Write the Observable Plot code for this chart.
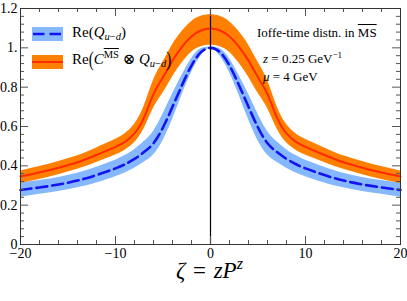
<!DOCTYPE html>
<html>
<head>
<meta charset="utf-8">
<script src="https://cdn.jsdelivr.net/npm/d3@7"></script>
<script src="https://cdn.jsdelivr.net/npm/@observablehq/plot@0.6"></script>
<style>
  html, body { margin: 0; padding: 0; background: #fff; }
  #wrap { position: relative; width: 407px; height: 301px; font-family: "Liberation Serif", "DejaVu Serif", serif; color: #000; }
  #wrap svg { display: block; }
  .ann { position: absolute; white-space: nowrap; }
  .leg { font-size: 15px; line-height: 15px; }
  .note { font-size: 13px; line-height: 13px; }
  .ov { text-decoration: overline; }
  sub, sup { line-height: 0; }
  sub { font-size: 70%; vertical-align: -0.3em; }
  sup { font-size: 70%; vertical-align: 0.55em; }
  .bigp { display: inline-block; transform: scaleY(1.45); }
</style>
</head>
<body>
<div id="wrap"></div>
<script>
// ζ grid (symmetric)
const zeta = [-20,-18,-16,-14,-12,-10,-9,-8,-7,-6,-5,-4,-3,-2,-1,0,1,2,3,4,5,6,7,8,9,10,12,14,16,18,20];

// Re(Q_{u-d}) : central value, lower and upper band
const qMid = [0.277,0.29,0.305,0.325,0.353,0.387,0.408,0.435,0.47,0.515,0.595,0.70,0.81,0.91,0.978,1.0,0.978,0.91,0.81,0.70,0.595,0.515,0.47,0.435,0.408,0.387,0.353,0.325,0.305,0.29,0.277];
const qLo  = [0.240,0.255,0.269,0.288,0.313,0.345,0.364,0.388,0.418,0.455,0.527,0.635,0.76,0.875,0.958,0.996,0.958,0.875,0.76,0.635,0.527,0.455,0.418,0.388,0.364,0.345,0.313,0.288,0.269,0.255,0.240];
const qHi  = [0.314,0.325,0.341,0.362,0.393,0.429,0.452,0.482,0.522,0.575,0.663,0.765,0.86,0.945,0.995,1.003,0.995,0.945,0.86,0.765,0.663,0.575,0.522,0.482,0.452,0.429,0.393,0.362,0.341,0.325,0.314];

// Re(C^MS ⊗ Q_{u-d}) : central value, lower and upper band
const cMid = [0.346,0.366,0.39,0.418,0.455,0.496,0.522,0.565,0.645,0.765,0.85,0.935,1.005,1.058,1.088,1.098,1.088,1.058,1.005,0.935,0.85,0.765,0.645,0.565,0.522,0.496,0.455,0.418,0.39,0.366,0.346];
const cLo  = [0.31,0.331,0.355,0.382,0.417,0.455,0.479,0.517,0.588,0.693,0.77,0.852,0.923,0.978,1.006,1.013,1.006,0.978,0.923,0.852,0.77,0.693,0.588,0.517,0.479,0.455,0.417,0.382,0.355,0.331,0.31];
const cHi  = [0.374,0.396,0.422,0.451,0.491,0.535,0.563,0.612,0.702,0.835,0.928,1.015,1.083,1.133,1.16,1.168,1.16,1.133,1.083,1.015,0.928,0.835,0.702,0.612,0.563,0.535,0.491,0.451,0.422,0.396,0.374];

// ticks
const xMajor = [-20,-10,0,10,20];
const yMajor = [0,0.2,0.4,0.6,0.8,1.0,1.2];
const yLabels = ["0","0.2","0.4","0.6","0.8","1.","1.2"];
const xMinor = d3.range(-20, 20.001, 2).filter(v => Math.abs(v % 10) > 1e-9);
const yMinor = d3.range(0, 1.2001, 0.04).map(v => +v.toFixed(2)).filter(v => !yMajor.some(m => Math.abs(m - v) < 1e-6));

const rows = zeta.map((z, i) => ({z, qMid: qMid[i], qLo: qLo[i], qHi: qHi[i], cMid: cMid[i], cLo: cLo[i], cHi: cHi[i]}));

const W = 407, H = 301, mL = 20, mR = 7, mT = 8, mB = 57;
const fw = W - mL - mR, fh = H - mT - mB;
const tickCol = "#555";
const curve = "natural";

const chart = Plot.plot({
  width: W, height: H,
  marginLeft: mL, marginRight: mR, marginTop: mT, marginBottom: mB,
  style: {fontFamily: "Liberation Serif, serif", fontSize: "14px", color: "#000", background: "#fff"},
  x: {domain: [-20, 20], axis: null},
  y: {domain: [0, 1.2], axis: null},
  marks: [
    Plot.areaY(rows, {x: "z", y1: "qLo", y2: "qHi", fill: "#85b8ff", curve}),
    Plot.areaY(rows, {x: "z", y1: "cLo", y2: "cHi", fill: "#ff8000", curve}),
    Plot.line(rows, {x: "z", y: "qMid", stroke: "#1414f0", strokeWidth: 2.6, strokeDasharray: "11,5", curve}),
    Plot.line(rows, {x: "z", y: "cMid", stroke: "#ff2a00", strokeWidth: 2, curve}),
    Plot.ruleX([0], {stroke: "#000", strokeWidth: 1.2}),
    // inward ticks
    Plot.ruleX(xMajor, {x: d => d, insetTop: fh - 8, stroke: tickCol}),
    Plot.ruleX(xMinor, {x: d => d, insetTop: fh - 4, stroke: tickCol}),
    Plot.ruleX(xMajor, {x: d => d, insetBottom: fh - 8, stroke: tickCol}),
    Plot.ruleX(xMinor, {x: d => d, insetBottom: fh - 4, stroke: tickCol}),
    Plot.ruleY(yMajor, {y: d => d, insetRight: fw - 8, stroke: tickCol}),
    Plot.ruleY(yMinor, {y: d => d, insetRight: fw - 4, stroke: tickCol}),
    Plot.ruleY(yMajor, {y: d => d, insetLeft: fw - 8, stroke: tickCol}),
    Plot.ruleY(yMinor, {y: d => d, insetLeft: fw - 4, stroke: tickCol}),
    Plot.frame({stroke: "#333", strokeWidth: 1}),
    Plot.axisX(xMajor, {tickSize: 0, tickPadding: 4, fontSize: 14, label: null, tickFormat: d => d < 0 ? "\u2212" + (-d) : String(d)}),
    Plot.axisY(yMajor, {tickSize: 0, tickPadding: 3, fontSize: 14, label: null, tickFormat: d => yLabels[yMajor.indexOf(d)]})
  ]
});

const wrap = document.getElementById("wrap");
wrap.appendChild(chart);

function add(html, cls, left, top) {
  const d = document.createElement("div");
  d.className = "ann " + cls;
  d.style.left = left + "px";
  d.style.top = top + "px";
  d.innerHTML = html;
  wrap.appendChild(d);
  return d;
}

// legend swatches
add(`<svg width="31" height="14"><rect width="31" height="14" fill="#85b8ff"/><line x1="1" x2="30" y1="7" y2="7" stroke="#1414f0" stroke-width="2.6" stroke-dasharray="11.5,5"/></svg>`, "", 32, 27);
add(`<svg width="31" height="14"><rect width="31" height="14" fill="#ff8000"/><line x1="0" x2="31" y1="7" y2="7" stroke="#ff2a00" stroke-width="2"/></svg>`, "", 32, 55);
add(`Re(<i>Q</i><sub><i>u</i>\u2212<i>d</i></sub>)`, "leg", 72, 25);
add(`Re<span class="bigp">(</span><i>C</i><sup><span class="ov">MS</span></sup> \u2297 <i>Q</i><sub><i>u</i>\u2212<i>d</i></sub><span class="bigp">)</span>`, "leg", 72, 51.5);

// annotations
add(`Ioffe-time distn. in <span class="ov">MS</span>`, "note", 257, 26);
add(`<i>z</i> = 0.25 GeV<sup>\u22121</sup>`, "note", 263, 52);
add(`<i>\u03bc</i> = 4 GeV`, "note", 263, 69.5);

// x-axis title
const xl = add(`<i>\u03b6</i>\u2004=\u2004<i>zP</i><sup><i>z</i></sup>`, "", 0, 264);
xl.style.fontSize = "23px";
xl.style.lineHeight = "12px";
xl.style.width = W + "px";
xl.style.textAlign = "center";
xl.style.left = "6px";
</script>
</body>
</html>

PROBLEM REQUIREMENTS: All of the data needs repeating exactly, but the pictures do not.

TASK OUTPUT:
Write the Observable Plot code for this chart.
<!DOCTYPE html>
<html>
<head>
<meta charset="utf-8">
<script src="https://cdn.jsdelivr.net/npm/d3@7"></script>
<script src="https://cdn.jsdelivr.net/npm/@observablehq/plot@0.6"></script>
<style>
  html, body { margin: 0; padding: 0; background: #fff; }
  #wrap { position: relative; width: 407px; height: 301px; font-family: "Liberation Serif", "DejaVu Serif", serif; color: #000; }
  #wrap svg { display: block; }
  .ann { position: absolute; white-space: nowrap; }
  .leg { font-size: 15px; line-height: 15px; }
  .note { font-size: 13px; line-height: 13px; }
  .ov { text-decoration: overline; }
  sub, sup { line-height: 0; }
  sub { font-size: 70%; vertical-align: -0.3em; }
  sup { font-size: 70%; vertical-align: 0.55em; }
  .bigp { display: inline-block; transform: scaleY(1.45); }
</style>
</head>
<body>
<div id="wrap"></div>
<script>
// ζ grid (symmetric)
const zeta = [-20,-18,-16,-14,-12,-10,-9,-8,-7,-6,-5,-4,-3,-2,-1,0,1,2,3,4,5,6,7,8,9,10,12,14,16,18,20];

// Re(Q_{u-d}) : central value, lower and upper band
const qMid = [0.277,0.29,0.305,0.325,0.353,0.387,0.408,0.435,0.47,0.515,0.595,0.70,0.81,0.91,0.978,1.0,0.978,0.91,0.81,0.70,0.595,0.515,0.47,0.435,0.408,0.387,0.353,0.325,0.305,0.29,0.277];
const qLo  = [0.240,0.255,0.269,0.288,0.313,0.345,0.364,0.388,0.418,0.455,0.527,0.635,0.76,0.875,0.958,0.996,0.958,0.875,0.76,0.635,0.527,0.455,0.418,0.388,0.364,0.345,0.313,0.288,0.269,0.255,0.240];
const qHi  = [0.314,0.325,0.341,0.362,0.393,0.429,0.452,0.482,0.522,0.575,0.663,0.765,0.86,0.945,0.995,1.003,0.995,0.945,0.86,0.765,0.663,0.575,0.522,0.482,0.452,0.429,0.393,0.362,0.341,0.325,0.314];

// Re(C^MS ⊗ Q_{u-d}) : central value, lower and upper band
const cMid = [0.346,0.366,0.39,0.418,0.455,0.496,0.522,0.565,0.645,0.765,0.85,0.935,1.005,1.058,1.088,1.098,1.088,1.058,1.005,0.935,0.85,0.765,0.645,0.565,0.522,0.496,0.455,0.418,0.39,0.366,0.346];
const cLo  = [0.31,0.331,0.355,0.382,0.417,0.455,0.479,0.517,0.588,0.693,0.77,0.852,0.923,0.978,1.006,1.013,1.006,0.978,0.923,0.852,0.77,0.693,0.588,0.517,0.479,0.455,0.417,0.382,0.355,0.331,0.31];
const cHi  = [0.374,0.396,0.422,0.451,0.491,0.535,0.563,0.612,0.702,0.835,0.928,1.015,1.083,1.133,1.16,1.168,1.16,1.133,1.083,1.015,0.928,0.835,0.702,0.612,0.563,0.535,0.491,0.451,0.422,0.396,0.374];

// ticks
const xMajor = [-20,-10,0,10,20];
const yMajor = [0,0.2,0.4,0.6,0.8,1.0,1.2];
const yLabels = ["0","0.2","0.4","0.6","0.8","1.","1.2"];
const xMinor = d3.range(-20, 20.001, 2).filter(v => Math.abs(v % 10) > 1e-9);
const yMinor = d3.range(0, 1.2001, 0.04).map(v => +v.toFixed(2)).filter(v => !yMajor.some(m => Math.abs(m - v) < 1e-6));

const rows = zeta.map((z, i) => ({z, qMid: qMid[i], qLo: qLo[i], qHi: qHi[i], cMid: cMid[i], cLo: cLo[i], cHi: cHi[i]}));

const W = 407, H = 301, mL = 20, mR = 7, mT = 8, mB = 57;
const fw = W - mL - mR, fh = H - mT - mB;
const tickCol = "#555";
const curve = "natural";

const chart = Plot.plot({
  width: W, height: H,
  marginLeft: mL, marginRight: mR, marginTop: mT, marginBottom: mB,
  style: {fontFamily: "Liberation Serif, serif", fontSize: "14px", color: "#000", background: "#fff"},
  x: {domain: [-20, 20], axis: null},
  y: {domain: [0, 1.2], axis: null},
  marks: [
    Plot.areaY(rows, {x: "z", y1: "qLo", y2: "qHi", fill: "#85b8ff", curve}),
    Plot.areaY(rows, {x: "z", y1: "cLo", y2: "cHi", fill: "#ff8000", curve}),
    Plot.line(rows, {x: "z", y: "qMid", stroke: "#1414f0", strokeWidth: 2.6, strokeDasharray: "11,5", curve}),
    Plot.line(rows, {x: "z", y: "cMid", stroke: "#ff2a00", strokeWidth: 2, curve}),
    Plot.ruleX([0], {stroke: "#000", strokeWidth: 1.2}),
    // inward ticks
    Plot.ruleX(xMajor, {x: d => d, insetTop: fh - 8, stroke: tickCol}),
    Plot.ruleX(xMinor, {x: d => d, insetTop: fh - 4, stroke: tickCol}),
    Plot.ruleX(xMajor, {x: d => d, insetBottom: fh - 8, stroke: tickCol}),
    Plot.ruleX(xMinor, {x: d => d, insetBottom: fh - 4, stroke: tickCol}),
    Plot.ruleY(yMajor, {y: d => d, insetRight: fw - 8, stroke: tickCol}),
    Plot.ruleY(yMinor, {y: d => d, insetRight: fw - 4, stroke: tickCol}),
    Plot.ruleY(yMajor, {y: d => d, insetLeft: fw - 8, stroke: tickCol}),
    Plot.ruleY(yMinor, {y: d => d, insetLeft: fw - 4, stroke: tickCol}),
    Plot.frame({stroke: "#333", strokeWidth: 1}),
    Plot.axisX(xMajor, {tickSize: 0, tickPadding: 4, fontSize: 14, label: null, tickFormat: d => d < 0 ? "\u2212" + (-d) : String(d)}),
    Plot.axisY(yMajor, {tickSize: 0, tickPadding: 3, fontSize: 14, label: null, tickFormat: d => yLabels[yMajor.indexOf(d)]})
  ]
});

const wrap = document.getElementById("wrap");
wrap.appendChild(chart);

function add(html, cls, left, top) {
  const d = document.createElement("div");
  d.className = "ann " + cls;
  d.style.left = left + "px";
  d.style.top = top + "px";
  d.innerHTML = html;
  wrap.appendChild(d);
  return d;
}

// legend swatches
add(`<svg width="31" height="14"><rect width="31" height="14" fill="#85b8ff"/><line x1="1" x2="30" y1="7" y2="7" stroke="#1414f0" stroke-width="2.6" stroke-dasharray="11.5,5"/></svg>`, "", 32, 27);
add(`<svg width="31" height="14"><rect width="31" height="14" fill="#ff8000"/><line x1="0" x2="31" y1="7" y2="7" stroke="#ff2a00" stroke-width="2"/></svg>`, "", 32, 55);
add(`Re(<i>Q</i><sub><i>u</i>\u2212<i>d</i></sub>)`, "leg", 72, 25);
add(`Re<span class="bigp">(</span><i>C</i><sup><span class="ov">MS</span></sup> \u2297 <i>Q</i><sub><i>u</i>\u2212<i>d</i></sub><span class="bigp">)</span>`, "leg", 72, 51.5);

// annotations
add(`Ioffe-time distn. in <span class="ov">MS</span>`, "note", 257, 26);
add(`<i>z</i> = 0.25 GeV<sup>\u22121</sup>`, "note", 263, 52);
add(`<i>\u03bc</i> = 4 GeV`, "note", 263, 69.5);

// x-axis title
const xl = add(`<i>\u03b6</i>\u2004=\u2004<i>zP</i><sup><i>z</i></sup>`, "", 0, 264);
xl.style.fontSize = "23px";
xl.style.lineHeight = "12px";
xl.style.width = W + "px";
xl.style.textAlign = "center";
xl.style.left = "6px";
</script>
</body>
</html>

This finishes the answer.